The People Who Can’t Pay Their Student Loans 10 Years After Graduating

A student protesting tuition hikes at DePaul.

If you were to guess what the most popular piece on The Billfold is, what would you say? The story that readers from all over are looking up and reading on a daily basis isn’t about how compound interest works or the difference between traditional and Roth IRAs—it’s this piece by Anna Moreno about when she defaulted on her student loans and what she did to get back on track.

I mention this because of Sarah Green’s piece in the Harvard Business Review looking at new research examining college graduates who were no longer making student loan payments 10 years after leaving school “either because those borrowers were in default or because they had received a forbearance or deferment on their loans.”

Some of the reasons for default or forbearance are obvious: It matters how much money you earn after you graduate and also where you went to school (students who attended four-year schools were more likely to stay on top of their loan payments than those who attended two-year and for-profit institutions). How much you borrowed obviously makes a difference: “For every additional $1,000 borrowed, the likelihood of nonpayment rises by 0.4 percentage points. Put differently, to offset every additional $1,000 you borrow, you need to earn an additional $10,000 in income or your risk of nonpayment will rise.”

Those are the things we have control over. Things that we don’t have control over—whether or mother went to college, whether we are a man or woman (women tend to get paid less than men and therefore generally have a harder time paying back loans), and what race we are—can also play roles, according to the research.

There’s also this: “If your parents can help you out – with both cold, hard cash, and sound financial advice — you’re a lot less likely to end up in nonpayment.” Well, yes.
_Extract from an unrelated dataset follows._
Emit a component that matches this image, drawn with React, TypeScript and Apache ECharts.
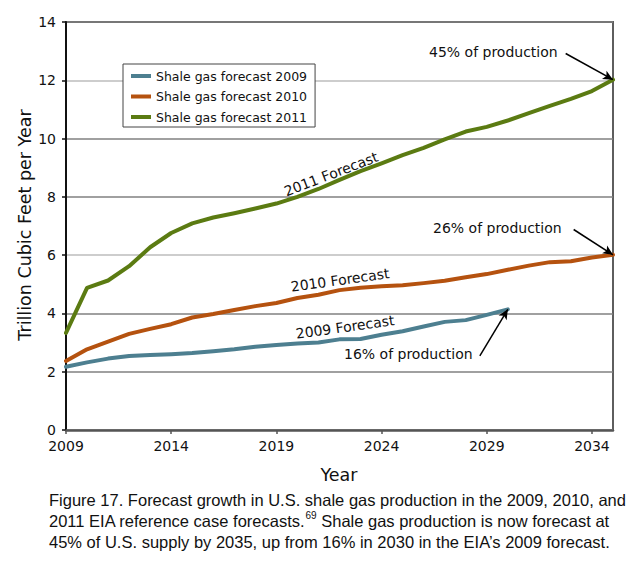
import React, { useEffect, useRef } from "react";
import * as echarts from "echarts";

// ---- data ----
const years = [
  2009, 2010, 2011, 2012, 2013, 2014, 2015, 2016, 2017, 2018, 2019, 2020, 2021, 2022,
  2023, 2024, 2025, 2026, 2027, 2028, 2029, 2030, 2031, 2032, 2033, 2034, 2035,
];
const forecast2009 = [
  2.17, 2.32, 2.45, 2.54, 2.57, 2.6, 2.64, 2.7, 2.77, 2.86, 2.92, 2.97, 3.0, 3.11,
  3.12, 3.27, 3.39, 3.55, 3.71, 3.77, 3.95, 4.14,
];
const forecast2010 = [
  2.37, 2.77, 3.03, 3.3, 3.47, 3.63, 3.86, 3.98, 4.12, 4.25, 4.36, 4.53, 4.64, 4.8,
  4.88, 4.93, 4.97, 5.04, 5.12, 5.24, 5.35, 5.5, 5.64, 5.76, 5.79, 5.92, 6.01,
];
const forecast2011 = [
  3.33, 4.88, 5.13, 5.62, 6.27, 6.76, 7.09, 7.29, 7.44, 7.6, 7.77, 8.0, 8.27, 8.58,
  8.88, 9.15, 9.43, 9.68, 9.97, 10.24, 10.4, 10.62, 10.87, 11.12, 11.36, 11.63, 12.02,
];
const xTickYears = [2009, 2014, 2019, 2024, 2029, 2034];
const seriesNames = [
  "Shale gas forecast 2009",
  "Shale gas forecast 2010",
  "Shale gas forecast 2011",
];
const lineLabels = ["2009 Forecast", "2010 Forecast", "2011 Forecast"];
const shareLabels = ["16% of production", "26% of production", "45% of production"];
// arrow start points (data coords) for the share annotations
const arrowStarts = [
  [2028.67, 2.54],
  [2033.13, 6.88],
  [2032.75, 12.92],
];
const yTitle = "Trillion Cubic Feet per Year";
const xTitle = "Year";
const captionLines = [
  "Figure 17. Forecast growth in U.S. shale gas production in the 2009, 2010, and",
  "2011 EIA reference case forecasts.{sup|69} Shale gas production is now forecast at",
  "45% of U.S. supply by 2035, up from 16% in 2030 in the EIA\u2019s 2009 forecast.",
];

const colors = ["#4d7f90", "#b5520f", "#5b7b12"];
const FONT = "DejaVu Sans";

export default function App() {
  const ref = useRef<HTMLDivElement>(null);

  useEffect(() => {
    if (!ref.current) return;
    const chart = echarts.init(ref.current, undefined, { renderer: "svg" });
    const allValues = [forecast2009, forecast2010, forecast2011];

    const series = allValues.map((vals, i) => {
      const last = vals.length - 1;
      return {
        name: seriesNames[i],
        type: "line",
        data: vals.map((v, k) => [years[k], v]),
        symbol: "none",
        clip: false,
        lineStyle: { color: colors[i], width: 4, cap: "round", join: "round" },
        itemStyle: { color: colors[i] },
        z: 3,
        markLine: {
          silent: true,
          symbol: ["none", "arrow"],
          symbolSize: [7, 10],
          label: { show: false },
          lineStyle: { color: "#000", width: 1.5, type: "solid" },
          data: [
            [
              { coord: arrowStarts[i] },
              { coord: [years[last], vals[last]] },
            ],
          ],
        },
      };
    });

    const textStyle = (text: string, size: number, align = "center") => ({
      text,
      font: `${size}px "${FONT}"`,
      fill: "#111",
      align,
      verticalAlign: "middle",
    });

    const graphics: any[] = [
      { type: "text", x: 25, y: 225, rotation: Math.PI / 2, style: textStyle(yTitle, 17.5) },
      { type: "text", x: 339, y: 475, style: textStyle(xTitle, 17.5) },
      { type: "text", x: 345, y: 327, rotation: (8 * Math.PI) / 180, style: textStyle(lineLabels[0], 14) },
      { type: "text", x: 340, y: 280, rotation: (8 * Math.PI) / 180, style: textStyle(lineLabels[1], 14) },
      { type: "text", x: 331, y: 174, rotation: (21 * Math.PI) / 180, style: textStyle(lineLabels[2], 14) },
      { type: "text", x: 344, y: 354, style: textStyle(shareLabels[0], 14, "left") },
      { type: "text", x: 433, y: 228, style: textStyle(shareLabels[1], 14, "left") },
      { type: "text", x: 429, y: 52, style: textStyle(shareLabels[2], 14, "left") },
    ];

    const captionY = [499.5, 520.8, 542];
    captionLines.forEach((line, i) => {
      graphics.push({
        type: "text",
        x: 49,
        y: captionY[i],
        style: {
          text: line,
          fontFamily: "Liberation Sans",
          fontSize: 16.5,
          fill: "#111",
          align: "left",
          verticalAlign: "middle",
          rich: {
            sup: {
              fontFamily: "Liberation Sans",
              fontSize: 10,
              fill: "#111",
              verticalAlign: "top",
              padding: [0, 0, 10, 0],
            },
          },
        },
      });
    });

    chart.setOption({
      animation: false,
      backgroundColor: "#fff",
      grid: {
        left: 66,
        top: 22,
        width: 547,
        height: 408,
        show: true,
        borderColor: "#5e5e5e",
        borderWidth: 2,
        backgroundColor: "transparent",
      },
      legend: {
        orient: "vertical",
        left: 123,
        top: 64,
        data: seriesNames,
        icon: "rect",
        itemWidth: 20,
        itemHeight: 4,
        itemGap: 6.5,
        padding: [5, 8, 3, 8],
        borderColor: "#444",
        borderWidth: 1,
        backgroundColor: "#fff",
        textStyle: {
          fontFamily: FONT,
          fontSize: 12.5,
          color: "#111",
          lineHeight: 14,
        },
        selectedMode: false,
      },
      xAxis: {
        type: "value",
        min: 2009,
        max: 2035,
        axisLine: { show: true, lineStyle: { color: "#555", width: 2.5 } },
        axisTick: {
          show: true,
          length: 4,
          customValues: xTickYears,
          lineStyle: { color: "#555", width: 1.5 },
        },
        axisLabel: {
          customValues: xTickYears,
          formatter: (v: number) => String(v),
          fontFamily: FONT,
          fontSize: 14,
          color: "#111",
          margin: 9,
        },
        splitLine: { show: false },
      },
      yAxis: {
        type: "value",
        min: 0,
        max: 14,
        interval: 2,
        axisLine: { show: true, lineStyle: { color: "#111", width: 2 } },
        axisTick: { show: true, length: 4, lineStyle: { color: "#111", width: 1.5 } },
        axisLabel: {
          fontFamily: FONT,
          fontSize: 14,
          color: "#111",
          margin: 10,
        },
        splitLine: {
          show: true,
          lineStyle: { color: ["#bcbcbc", "#808080", "#808080"], width: 1.5 },
        },
      },
      series,
      graphic: graphics,
    });

    return () => chart.dispose();
  }, []);

  return (
    <div
      ref={ref}
      style={{
        position: "fixed",
        left: 0,
        top: 0,
        width: 644,
        height: 569,
        background: "#fff",
      }}
    />
  );
}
I’m also 10 years out of college and in that time I have gone to grad school, suffered through bouts of unemployment during the recession (during which I hustled to find gigs to make my minimum payments), and landed in many different jobs. Somehow, through that, I have managed to pay back half my loans. (That somehow can be attributed in part because I’m fortunate to have low interest rates, have automated payments, and have thrown extra payments at my loans when I have had the chance.) I foresee it all being paid off by the time I’m 40. Maybe you’ll see me, in 2024, announcing in a monthly check-in, that it’s all paid off.